Gastronomy in Cornwall

Cornwall´s food is traditionally unique within British cuisine and it is based on local ingredients. Dairy products and fresh seafood are the main ingredients present in the tasty traditional Cornish foods.

The following are four iconic samples of Cornish gastronomy you can´t afford to miss:

Cornishep4-maryscornishpasty Pasties or Oggies

Cornish pasties consist of a crust pastry filled with raw diced beef, onions, potatoes and rutabagas which are oven-baked. The popularity of the oggy has experienced a meteoric rise, and there is no place where you won´t find it. Although they are popular throughout much of England, only pasties made in Cornwall can be legally called “Cornish Pasties” as they have earned the Protected Geographical Indication status.

Cornish pasties became popular in the 17th century, as tin miners wives used to bake them for their husbands as practical, delicious, and nutritive meals they could eat at work.
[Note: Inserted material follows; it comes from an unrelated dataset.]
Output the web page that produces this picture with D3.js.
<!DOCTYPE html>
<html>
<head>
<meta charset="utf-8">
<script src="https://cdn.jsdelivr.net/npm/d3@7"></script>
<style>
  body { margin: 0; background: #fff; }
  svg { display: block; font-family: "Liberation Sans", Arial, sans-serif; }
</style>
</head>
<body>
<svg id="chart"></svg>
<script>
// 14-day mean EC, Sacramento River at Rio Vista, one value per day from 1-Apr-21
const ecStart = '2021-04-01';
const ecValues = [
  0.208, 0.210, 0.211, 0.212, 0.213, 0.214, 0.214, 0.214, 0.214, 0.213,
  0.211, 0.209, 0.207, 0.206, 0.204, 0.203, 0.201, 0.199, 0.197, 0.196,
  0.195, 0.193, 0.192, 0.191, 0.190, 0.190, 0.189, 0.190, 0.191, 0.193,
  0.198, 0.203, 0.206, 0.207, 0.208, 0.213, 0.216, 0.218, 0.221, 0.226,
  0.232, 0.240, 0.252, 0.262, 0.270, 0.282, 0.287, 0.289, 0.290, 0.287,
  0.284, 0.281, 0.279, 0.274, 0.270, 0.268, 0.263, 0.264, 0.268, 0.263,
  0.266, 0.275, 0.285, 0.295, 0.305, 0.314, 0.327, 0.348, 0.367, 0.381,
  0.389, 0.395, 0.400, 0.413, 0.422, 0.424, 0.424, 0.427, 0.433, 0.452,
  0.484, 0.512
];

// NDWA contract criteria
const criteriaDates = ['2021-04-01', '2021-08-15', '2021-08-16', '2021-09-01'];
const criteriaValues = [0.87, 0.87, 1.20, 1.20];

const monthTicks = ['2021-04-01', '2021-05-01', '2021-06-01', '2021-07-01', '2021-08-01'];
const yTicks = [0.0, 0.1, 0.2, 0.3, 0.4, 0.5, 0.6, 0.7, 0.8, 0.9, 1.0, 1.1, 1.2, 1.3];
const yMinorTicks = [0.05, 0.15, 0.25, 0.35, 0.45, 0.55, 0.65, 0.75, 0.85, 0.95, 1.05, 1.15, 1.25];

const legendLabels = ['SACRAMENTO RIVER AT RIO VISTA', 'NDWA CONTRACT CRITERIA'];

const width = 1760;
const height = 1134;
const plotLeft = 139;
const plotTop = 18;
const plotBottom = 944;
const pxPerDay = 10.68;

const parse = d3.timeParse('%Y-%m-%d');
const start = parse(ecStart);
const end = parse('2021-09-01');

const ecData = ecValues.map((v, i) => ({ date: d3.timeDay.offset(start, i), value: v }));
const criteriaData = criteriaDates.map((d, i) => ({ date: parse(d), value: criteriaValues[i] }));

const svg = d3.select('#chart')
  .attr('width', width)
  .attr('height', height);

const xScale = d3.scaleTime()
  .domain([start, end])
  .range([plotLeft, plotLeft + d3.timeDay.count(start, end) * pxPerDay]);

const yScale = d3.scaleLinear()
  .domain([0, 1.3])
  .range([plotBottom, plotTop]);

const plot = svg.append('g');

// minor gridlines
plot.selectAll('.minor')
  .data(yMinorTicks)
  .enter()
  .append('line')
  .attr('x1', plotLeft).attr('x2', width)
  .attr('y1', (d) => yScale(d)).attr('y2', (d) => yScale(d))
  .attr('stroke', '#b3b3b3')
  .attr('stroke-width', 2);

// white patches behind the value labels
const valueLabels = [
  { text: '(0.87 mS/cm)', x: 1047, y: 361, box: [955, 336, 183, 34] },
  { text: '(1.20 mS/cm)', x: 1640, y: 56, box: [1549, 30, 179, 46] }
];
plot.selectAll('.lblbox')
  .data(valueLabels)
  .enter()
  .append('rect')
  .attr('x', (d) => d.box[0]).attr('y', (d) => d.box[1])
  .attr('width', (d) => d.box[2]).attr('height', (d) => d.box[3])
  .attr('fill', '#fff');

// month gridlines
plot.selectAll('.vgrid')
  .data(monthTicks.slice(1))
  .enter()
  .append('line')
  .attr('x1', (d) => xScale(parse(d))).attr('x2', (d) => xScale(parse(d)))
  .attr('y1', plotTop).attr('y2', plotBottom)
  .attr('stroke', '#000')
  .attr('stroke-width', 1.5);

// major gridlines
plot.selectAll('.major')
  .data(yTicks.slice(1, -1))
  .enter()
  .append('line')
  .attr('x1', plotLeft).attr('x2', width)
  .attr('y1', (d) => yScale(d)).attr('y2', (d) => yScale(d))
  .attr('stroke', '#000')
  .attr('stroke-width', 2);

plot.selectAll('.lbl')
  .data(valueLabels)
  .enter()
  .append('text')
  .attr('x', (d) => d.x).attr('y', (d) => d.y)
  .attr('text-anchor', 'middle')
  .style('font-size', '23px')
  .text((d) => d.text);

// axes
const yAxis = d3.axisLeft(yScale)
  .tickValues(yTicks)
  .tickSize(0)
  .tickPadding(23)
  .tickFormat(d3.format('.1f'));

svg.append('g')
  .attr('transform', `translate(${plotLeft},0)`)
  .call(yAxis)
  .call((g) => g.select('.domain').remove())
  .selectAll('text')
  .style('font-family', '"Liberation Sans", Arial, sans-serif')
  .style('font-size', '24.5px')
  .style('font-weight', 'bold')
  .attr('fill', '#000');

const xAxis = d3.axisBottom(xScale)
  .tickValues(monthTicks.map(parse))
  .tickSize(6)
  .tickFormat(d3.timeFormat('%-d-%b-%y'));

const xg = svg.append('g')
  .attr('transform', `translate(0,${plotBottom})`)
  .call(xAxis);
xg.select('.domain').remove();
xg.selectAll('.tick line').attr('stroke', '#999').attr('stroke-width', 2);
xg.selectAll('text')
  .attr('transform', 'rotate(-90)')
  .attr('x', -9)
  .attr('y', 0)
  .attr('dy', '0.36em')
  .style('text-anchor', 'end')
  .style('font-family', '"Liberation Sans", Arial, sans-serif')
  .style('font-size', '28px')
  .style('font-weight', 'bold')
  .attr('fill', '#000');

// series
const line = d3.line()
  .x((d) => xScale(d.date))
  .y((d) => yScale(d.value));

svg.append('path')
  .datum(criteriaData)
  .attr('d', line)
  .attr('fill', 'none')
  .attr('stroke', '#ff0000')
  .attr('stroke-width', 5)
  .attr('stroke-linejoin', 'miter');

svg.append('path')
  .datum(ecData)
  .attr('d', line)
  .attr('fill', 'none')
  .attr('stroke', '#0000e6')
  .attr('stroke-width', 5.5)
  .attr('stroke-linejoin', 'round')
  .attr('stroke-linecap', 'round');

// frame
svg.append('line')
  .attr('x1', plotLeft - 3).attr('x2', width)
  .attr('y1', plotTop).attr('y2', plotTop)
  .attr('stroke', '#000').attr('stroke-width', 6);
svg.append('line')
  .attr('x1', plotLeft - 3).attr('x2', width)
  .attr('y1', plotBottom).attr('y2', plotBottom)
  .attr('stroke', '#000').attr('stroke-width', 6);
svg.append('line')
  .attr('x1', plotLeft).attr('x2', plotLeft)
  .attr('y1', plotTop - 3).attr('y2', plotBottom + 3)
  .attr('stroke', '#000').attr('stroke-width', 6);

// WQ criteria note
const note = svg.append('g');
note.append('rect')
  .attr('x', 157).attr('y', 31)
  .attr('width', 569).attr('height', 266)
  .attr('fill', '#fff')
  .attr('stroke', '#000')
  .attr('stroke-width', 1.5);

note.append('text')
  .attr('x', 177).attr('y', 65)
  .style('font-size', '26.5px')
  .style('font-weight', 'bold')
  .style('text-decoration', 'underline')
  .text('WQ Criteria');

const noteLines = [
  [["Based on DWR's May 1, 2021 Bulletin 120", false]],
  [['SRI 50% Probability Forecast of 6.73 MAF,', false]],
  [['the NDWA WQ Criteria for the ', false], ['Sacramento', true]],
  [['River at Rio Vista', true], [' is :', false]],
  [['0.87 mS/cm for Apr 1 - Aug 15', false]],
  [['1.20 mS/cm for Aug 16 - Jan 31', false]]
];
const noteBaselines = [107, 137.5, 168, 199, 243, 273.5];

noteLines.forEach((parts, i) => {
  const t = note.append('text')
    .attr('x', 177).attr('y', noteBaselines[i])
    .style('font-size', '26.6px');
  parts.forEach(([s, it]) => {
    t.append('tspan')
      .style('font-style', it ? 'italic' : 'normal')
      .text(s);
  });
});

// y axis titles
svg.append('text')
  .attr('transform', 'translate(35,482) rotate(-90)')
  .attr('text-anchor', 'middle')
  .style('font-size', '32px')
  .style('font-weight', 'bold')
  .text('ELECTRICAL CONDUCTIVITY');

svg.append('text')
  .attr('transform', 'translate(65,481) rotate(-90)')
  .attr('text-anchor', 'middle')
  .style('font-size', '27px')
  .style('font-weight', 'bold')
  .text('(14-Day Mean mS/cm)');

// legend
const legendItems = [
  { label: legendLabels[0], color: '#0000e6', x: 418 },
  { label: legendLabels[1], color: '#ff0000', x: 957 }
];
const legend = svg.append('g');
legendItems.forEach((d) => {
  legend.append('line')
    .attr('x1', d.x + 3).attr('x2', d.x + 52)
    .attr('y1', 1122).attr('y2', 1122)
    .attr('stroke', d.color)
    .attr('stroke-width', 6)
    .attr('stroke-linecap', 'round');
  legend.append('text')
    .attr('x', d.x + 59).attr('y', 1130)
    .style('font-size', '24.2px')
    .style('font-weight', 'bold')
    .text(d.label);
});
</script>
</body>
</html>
Nowadays, besides the traditional beef-based filling, there is an array of variations, including chicken, bacon, and apple.

Cornish Cream Tea

Cream tea is practically synonymous with Cornwall. Being Cornwall renowned for its dairy farms, it is no surprise that it produces the creamiest and smoothest clotted cream. The concept of the cream tea is quite simple: slice a fresh scone in half, spread strawberry jam and a good dollop of clotted cream, and accompany it with a traditional English tea.

Cornish Ice Cream

Again, Cornish dairy products making another traditional culinary delight. Cornish ice cream is made from the same fresh clotted cream used in cream tea and flavoured with various ingredients to satisfy anyone´s taste.

Stargazy Pie

You will encounter an array of fish dishes, such as the famous Stargazy pie. It is a fish filled pie in which the fish head stick through the covering crust, as if star-gazing. Usually made of sardines or other small fish, it can also be filled with langoustines. Onions, mustard, eggs, and bacon contribute to its unique taste.